Amusez-vous bien, mais réglez vos factures : c'est le thème qu'a retenu mon père pour le discours qu'il a présenté à ma classe en 1963, à l'occasion de la remise des diplômes d'études secondaires. Il est indispensable d'aimer le fond même de ce que l'on fait, car cela permet de surmonter les difficultés. Mais il est également essentiel de « régler ses factures » en termes d'argent, de références et de loyauté envers ceux qui vous soutiennent. Le fait d'être directrice générale du Bureau régional du Centre de recherches pour le développement international (CRDI) m'a donné l'occasion de faire montre de ces dispositions, car ce poste a été le plus gratifiant et le plus dur que j'aie jamais eu.

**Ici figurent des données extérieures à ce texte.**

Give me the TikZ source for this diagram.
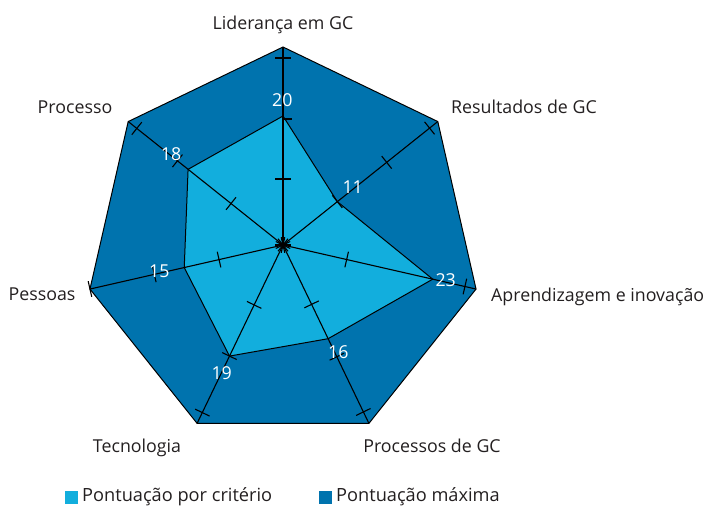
\documentclass[tikz,border=0pt]{standalone}
\usepackage{fontspec}
\setmainfont{Open Sans}
\usetikzlibrary{calc}
\definecolor{maxblue}{RGB}{0,115,174}
\definecolor{critblue}{RGB}{18,174,221}
\definecolor{txt}{RGB}{35,31,32}
\begin{document}
\begin{tikzpicture}[x=1pt,y=1pt,
  axislabel/.style={font=\fontsize{17.8}{20}\selectfont, text=txt, inner sep=0pt, anchor=base},
  valuelabel/.style={font=\fontsize{17.8}{20}\selectfont, text=white, inner sep=0pt, anchor=base},
  legendtext/.style={font=\fontsize{18.2}{20}\selectfont, text=txt, inner sep=0pt, anchor=base west},
  legendbox/.style={minimum size=13pt, inner sep=0pt, draw=none},
  axisline/.style={line width=1.1pt, black},
  tickmark/.style={line width=1.1pt, black},
  outline/.style={line width=1pt, black, line join=miter}
]
\useasboundingbox (0,0) rectangle (711,507);
\coordinate (c) at (283,262);
% outer (maximum) polygon vertices
\foreach \i/\a in {1/90, 2/38.571, 3/-12.857, 4/-64.286, 5/-115.714, 6/-167.143, 7/141.429}
  \coordinate (v\i) at ($(c)+(\a:198)$);
% data points
\foreach \i/\a/\r in {1/90/129, 2/38.571/69.5, 3/-12.857/153.6, 4/-64.286/104, 5/-115.714/123.3, 6/-167.143/101.3, 7/141.429/121.4}
  \coordinate (p\i) at ($(c)+(\a:\r)$);
% polygons
\fill[maxblue] (v1)--(v2)--(v3)--(v4)--(v5)--(v6)--(v7)--cycle;
\draw[outline] (v1)--(v2)--(v3)--(v4)--(v5)--(v6)--(v7)--cycle;
\fill[critblue] (p1)--(p2)--(p3)--(p4)--(p5)--(p6)--(p7)--cycle;
\draw[outline] (p1)--(p2)--(p3)--(p4)--(p5)--(p6)--(p7)--cycle;
% axes
\foreach \i in {1,...,7}
  \draw[axisline] (c) -- (v\i);
% tick marks
\foreach \a/\r in {90/0, 90/66, 90/187,
                   38.571/0, 38.571/69.5, 38.571/132.6, 38.571/187.5,
                   -12.857/0, -12.857/65.3, -12.857/186.6,
                   -64.286/0, -64.286/65.9, -64.286/124, -64.286/185.3,
                   -115.714/0, -115.714/66.5, -115.714/123.3, -115.714/186,
                   -167.143/0, -167.143/65.6, -167.143/132, -167.143/198,
                   141.429/0, 141.429/66.5, 141.429/135, 141.429/187}
  \draw[tickmark] ($(c)+(\a:\r)+(\a+90:8)$) -- ($(c)+(\a:\r)+(\a-90:8)$);
\coordinate (ht) at ($(c)+(90:126)$);
\draw[tickmark] (ht) -- ++(8.5,0);
% axis labels
\node[axislabel] (l1) at (283,477.7) {Liderança em GC};
\node[axislabel] (l2) at (524,393) {Resultados de GC};
\node[axislabel, anchor=base west] (l3) at (491,206) {Aprendizagem e inovação};
\node[axislabel] (l4) at (432,55) {Processos de GC};
\node[axislabel] (l5) at (137,55) {Tecnologia};
\node[axislabel] (l6) at (42,206.3) {Pessoas};
\node[axislabel] (l7) at (75,393) {Processo};
% value labels
\node[valuelabel] (n1) at (282.3,400.5) {20};
\node[valuelabel] (n2) at (352.7,313.8) {11};
\node[valuelabel] (n3) at (445.7,220.5) {23};
\node[valuelabel] (n4) at (338.3,148.8) {16};
\node[valuelabel] (n5) at (221.7,127.2) {19};
\node[valuelabel] (n6) at (159.3,229.8) {15};
\node[valuelabel] (n7) at (171,346.2) {18};
% legend
\node[legendbox, fill=critblue] (k1) at (71.5,10) {};
\node[legendtext] (t1) at (82,5.3) {Pontuação por critério};
\node[legendbox, fill=maxblue] (k2) at (325.5,10) {};
\node[legendtext] (t2) at (336,5.3) {Pontuação máxima};
\end{tikzpicture}
\end{document}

Beaucoup de femmes, aujourd'hui, sont confrontées à des situations difficiles quant à des choix qui se présentent à elles. Contrairement à ce qui se passait à mon époque, elles disposent d'une multitude de possibilités, professionnelles et personnelles. Mais personne ne peut tout faire à la fois. Les principes que je viens de mentionner peuvent aider, mais plus que tout, faites ce que vous aimez et sachez que vous n'avez pas à tout faire maintenant ; vous pouvez le faire par étapes. Heureusement, il y a toujours une autre montagne à gravir et une autre vue à admirer.
Le Dr Constance Freeman est une ancienne directrice régionale du Centre de recherches pour le développement international (CRDI), au Bureau régional pour l'Afrique orientale et australe.